7. Finally, doctors frequently perform tests out of habit. So for example, patients who are in hospital will often have daily tests done even though a daily change in a specific test is unlikely to lead to a daily change in the treatment recommended. When this happens diagnosis and investigation have been divorced from treatment. The real risk lies in the fact that the more often tests are performed the more likely it is that there will be one or more results showing a new and abnormal result - and that the new, abnormal result will inspire doctors to introduce another element to the treatment programme.


X Rays

Ever since Rontgen first discovered X rays at the end of the nineteenth century radiology has played an increasingly important part in the average doctor's investigative armamentarium. Go into hospital for a fairly routine operation and there is an excellent chance that they will take at lest one X ray - even if it is only a routine X ray of your chest.

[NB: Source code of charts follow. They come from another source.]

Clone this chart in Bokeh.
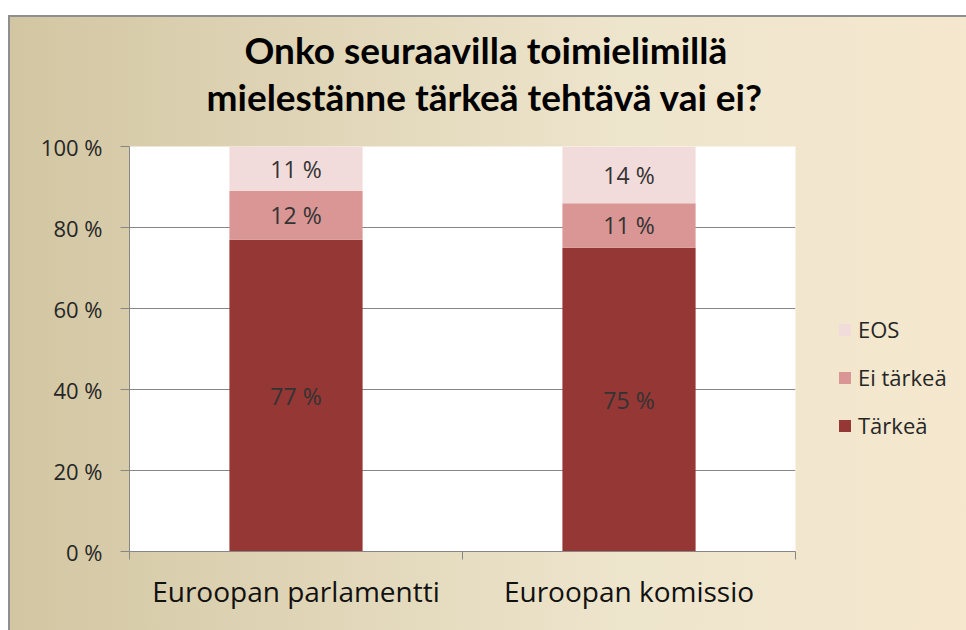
from bokeh.plotting import figure
from bokeh.models import (ColumnDataSource, Legend, LegendItem, FixedTicker, Range1d, Title,
                          Spacer, LinearAxis)
from bokeh.layouts import column, row
from bokeh.core.properties import value
from bokeh.embed import file_html
from bokeh.resources import INLINE

# ---- data ----
categories = ["Euroopan parlamentti", "Euroopan komissio"]
tarkea = [77, 75]
ei_tarkea = [12, 11]
eos = [11, 14]
series_keys = ["tarkea", "ei_tarkea", "eos"]
series_names = ["Tärkeä", "Ei tärkeä", "EOS"]
series_colors = ["#953735", "#d99694", "#f2dcdb"]
y_ticks = [0, 20, 40, 60, 80, 100]
y_tick_labels = ["0 %", "20 %", "40 %", "60 %", "80 %", "100 %"]
title_lines = ["Onko seuraavilla toimielimillä", "mielestänne tärkeä tehtävä vai ei?"]

FONT = "Open Sans"
TFONT = "Lato"
AXIS_GRAY = "#868686"

src = ColumnDataSource(dict(cat=categories, tarkea=tarkea, ei_tarkea=ei_tarkea, eos=eos))

p = figure(x_range=categories, y_range=Range1d(0, 100),
           frame_width=666, frame_height=405,
           output_backend="svg", toolbar_location=None,
           min_border_left=121, min_border_right=171, min_border_top=131, min_border_bottom=79)
p.background_fill_color = "white"
p.border_fill_alpha = 0
p.outline_line_color = None
p.styles = {
    "background": "linear-gradient(to right, #d2c6a2 0%, #eee5cd 45%, #fdebd0 100%)",
    "box-shadow": "inset 2px 2px 0 #8f8f8f",
}

renderers = p.vbar_stack(series_keys, x="cat", width=0.4, color=series_colors,
                         line_color=None, source=src)

# data labels
lab_x, lab_y, lab_t = [], [], []
for i, c in enumerate(categories):
    base = 0
    for vals in (tarkea, ei_tarkea, eos):
        v = vals[i]
        lab_x.append(c)
        lab_y.append(base + v / 2)
        lab_t.append(f"{v} %")
        base += v
p.text(x="x", y="y", text="t", source=ColumnDataSource(dict(x=lab_x, y=lab_y, t=lab_t)),
       text_align="center", text_baseline="middle", text_font=value(FONT),
       text_font_size="23px", text_color="#333333")

# y axis
p.yaxis.ticker = FixedTicker(ticks=y_ticks)
p.yaxis.major_label_overrides = {t: l for t, l in zip(y_ticks, y_tick_labels)}
p.yaxis.axis_line_color = AXIS_GRAY
p.yaxis.major_tick_line_color = AXIS_GRAY
p.yaxis.major_tick_out = 9
p.yaxis.major_tick_in = 0
p.yaxis.minor_tick_line_color = None
p.yaxis.major_label_standoff = 18
p.yaxis.major_label_text_font = FONT
p.yaxis.major_label_text_font_size = "22px"
p.yaxis.major_label_text_color = "#262626"

# category separator axis (axis line + ticks at category boundaries), closest to the frame
n = len(categories)
sep_ticks = list(range(n + 1))  # synthetic boundaries of the factor range
sep_axis = LinearAxis(ticker=FixedTicker(ticks=sep_ticks),
                      major_label_overrides={t: "" for t in sep_ticks},
                      major_label_text_font_size="1px", major_label_standoff=0,
                      axis_line_color=AXIS_GRAY, major_tick_line_color=AXIS_GRAY,
                      major_tick_out=8, major_tick_in=0, minor_tick_line_color=None)
cat_axis = p.xaxis[0]
p.below = [sep_axis] + list(p.below)

# category label axis
cat_axis.axis_line_color = None
cat_axis.major_tick_line_color = None
cat_axis.minor_tick_line_color = None
cat_axis.major_label_standoff = 6
cat_axis.major_label_text_font = FONT
cat_axis.major_label_text_font_size = "28px"
cat_axis.major_label_text_color = "#111111"

p.xgrid.grid_line_color = None
p.ygrid.grid_line_color = AXIS_GRAY
p.ygrid.ticker = FixedTicker(ticks=y_ticks)

# legend
items = [LegendItem(label=series_names[i], renderers=[renderers[i]]) for i in (2, 1, 0)]
legend = Legend(items=items, location=(42, 111), glyph_width=15, glyph_height=15,
                label_height=30, spacing=18, padding=0, margin=0, label_standoff=6,
                label_text_font=FONT, label_text_font_size="22px", label_text_color="#262626",
                border_line_color=None, background_fill_alpha=0)
p.add_layout(legend, "right")

# title (two lines); a blank 1px title first keeps a gap above the frame
p.add_layout(Title(text=" ", text_font_size="1px", standoff=25), "above")
p.add_layout(Title(text=title_lines[1], align="left", offset=77, standoff=0,
                   text_font=TFONT, text_font_style="bold", text_font_size="37px",
                   text_color="black"), "above")
p.add_layout(Title(text=title_lines[0], align="left", offset=115, standoff=0,
                   text_font=TFONT, text_font_style="bold", text_font_size="37px",
                   text_color="black"), "above")

layout = row(Spacer(width=8, height=10), column(Spacer(height=15, width=10), p, spacing=0), spacing=0)
open("out.html", "w").write(file_html(layout, INLINE))
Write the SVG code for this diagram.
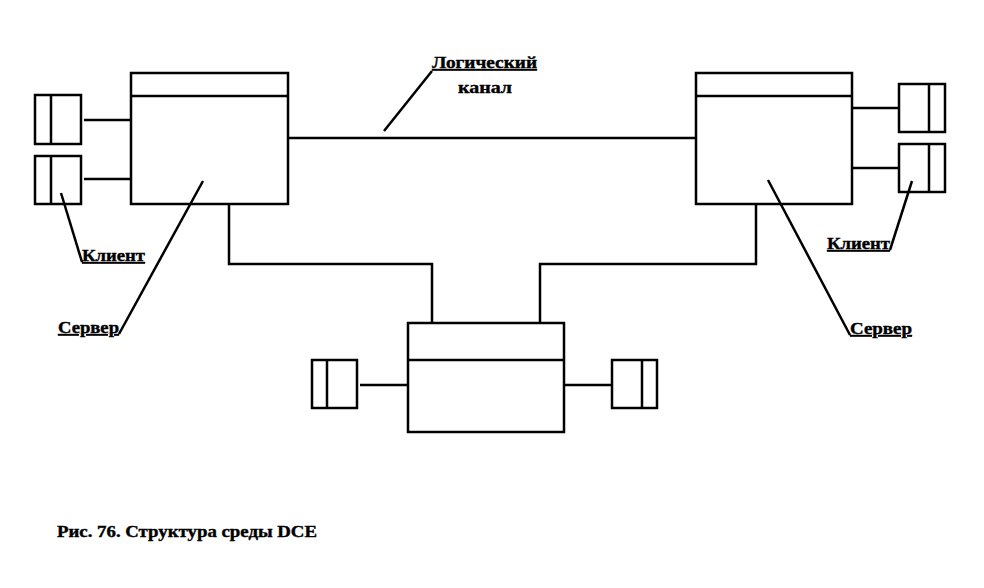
<svg xmlns="http://www.w3.org/2000/svg" width="984" height="588" viewBox="0 0 984 588">
<style>
.b{fill:#fff;stroke:#000;stroke-width:2.5}
.l{fill:none;stroke:#000;stroke-width:2.5}
.t{font-family:"Liberation Serif","Times New Roman",serif;font-weight:bold;font-size:17px;fill:#000;stroke:#000;stroke-width:0.4}
.u{text-decoration:underline}
</style>
<rect width="984" height="588" fill="#fff"/>
<g id="connectors">
<line class="l" x1="84" y1="120" x2="131" y2="120"/>
<line class="l" x1="84" y1="179" x2="131" y2="179"/>
<line class="l" x1="852" y1="108" x2="899" y2="108"/>
<line class="l" x1="852" y1="168" x2="899" y2="168"/>
<line class="l" x1="360" y1="385" x2="408" y2="385"/>
<line class="l" x1="564" y1="385" x2="612" y2="385"/>
<line class="l" x1="288" y1="138" x2="696" y2="138"/>
<polyline class="l" points="229,204 229,264 432,264 432,323"/>
<polyline class="l" points="756,204 756,264 540,264 540,323"/>
</g>
<g id="server-left">
<rect class="b" x="131" y="73" width="157" height="131"/>
<line class="l" x1="131" y1="96" x2="288" y2="96"/>
</g>
<g id="server-right">
<rect class="b" x="696" y="73" width="156" height="131"/>
<line class="l" x1="696" y1="96" x2="852" y2="96"/>
</g>
<g id="server-bottom">
<rect class="b" x="408" y="323" width="156" height="109"/>
<line class="l" x1="408" y1="360" x2="564" y2="360"/>
</g>
<g id="client-left-1">
<rect class="b" x="35" y="95" width="46" height="49"/>
<line class="l" x1="51" y1="95" x2="51" y2="144"/>
</g>
<g id="client-left-2">
<rect class="b" x="35" y="156" width="46" height="48"/>
<line class="l" x1="51" y1="156" x2="51" y2="204"/>
</g>
<g id="client-right-1">
<rect class="b" x="899" y="84" width="46" height="48"/>
<line class="l" x1="929" y1="84" x2="929" y2="132"/>
</g>
<g id="client-right-2">
<rect class="b" x="899" y="144" width="46" height="48"/>
<line class="l" x1="929" y1="144" x2="929" y2="192"/>
</g>
<g id="client-bottom-left">
<rect class="b" x="312" y="360" width="45" height="48"/>
<line class="l" x1="327" y1="360" x2="327" y2="408"/>
</g>
<g id="client-bottom-right">
<rect class="b" x="612" y="360" width="45" height="48"/>
<line class="l" x1="642" y1="360" x2="642" y2="408"/>
</g>
<g id="leaders">
<line class="l" x1="384" y1="131" x2="432" y2="71"/>
<line class="l" x1="61" y1="193" x2="82" y2="262"/>
<line class="l" x1="203" y1="181" x2="119" y2="334"/>
<line class="l" x1="912" y1="181" x2="890" y2="250"/>
<line class="l" x1="768" y1="180" x2="850" y2="335"/>
</g>
<g id="labels">
<text class="t u" x="432" y="68" textLength="105" lengthAdjust="spacingAndGlyphs">Логический</text>
<text class="t" x="458" y="93" textLength="54" lengthAdjust="spacingAndGlyphs">канал</text>
<text class="t u" x="82" y="261" textLength="63" lengthAdjust="spacingAndGlyphs">Клиент</text>
<text class="t u" x="58" y="333" textLength="61" lengthAdjust="spacingAndGlyphs">Сервер</text>
<text class="t u" x="827" y="249" textLength="63" lengthAdjust="spacingAndGlyphs">Клиент</text>
<text class="t u" x="850" y="334" textLength="62" lengthAdjust="spacingAndGlyphs">Сервер</text>
<text class="t" x="57" y="537" font-size="15" textLength="260" lengthAdjust="spacingAndGlyphs">Рис. 76. Структура среды DCE</text>
</g>
</svg>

Since 1968 medical journals around the world have frequently carried papers pointing out that most of X rays are unnecessary, extremely expensive, potentially hazardous and unlikely to contribute anything to a doctor's knowledge of a patient's illness, to the way that the patient is treated or to his or her long term health.

Doctors frequently order for X rays as a comforting ritual rather than for any specific purpose. And, of course, many X rays are ordered purely for legal protection.

It has been repeatedly estimated that in most `developed' countries something like nine out of ten X rays are unnecessary. (In the US the figure is probably even higher than this.)

I had good personal experience of the possible danger of an X ray a few years ago. When an investigative X ray showed that I had a strangely shaped kidney the two radiologists who had studied the X ray plates wanted me to see a surgeon. Because of the X ray they thought I had renal cancer and urgently needed major surgery. After I insisted on another opinion a third radiologist immediately spotted that my abnormal kidney wasn't pathologically abnormal at all. I just happened to have a mis-shaped kidney.


Too Many Doctors Are Dependent On Tests

Many doctors have become totally dependent on tests of one sort or another. They feel incapable of making any sort of clinical decision unless they have done a vast range of tests. And they put more faith in the results they obtain from the laboratory or the X ray department than they do in their own clinical skills.

Whenever a doctor plans to do tests or investigations of any sort ask him how the tests or investigations will affect the way he treats you.

If he tells you that the test isn't going to affect the treatment (or lack of it) then the test may not be worth having.

It is, of course, always worth remembering that tests can cause serious health problems - and can kill.


The Bottom Line

The bottom line is that you should remember that tests aren't as reliable, as useful or as necessary as most people think they are.

If you feel ill when tests have shown that there is nothing wrong with you then you should listen to your body and ignore what may well turn out to be `false negative' tests.

If you feel well when tests have shown that you have a problem which needs treating just remember that there is a chance that you are feeling well because there isn't anything wrong with you - and that it is the laboratory test equipment rather than your body which needs treatment.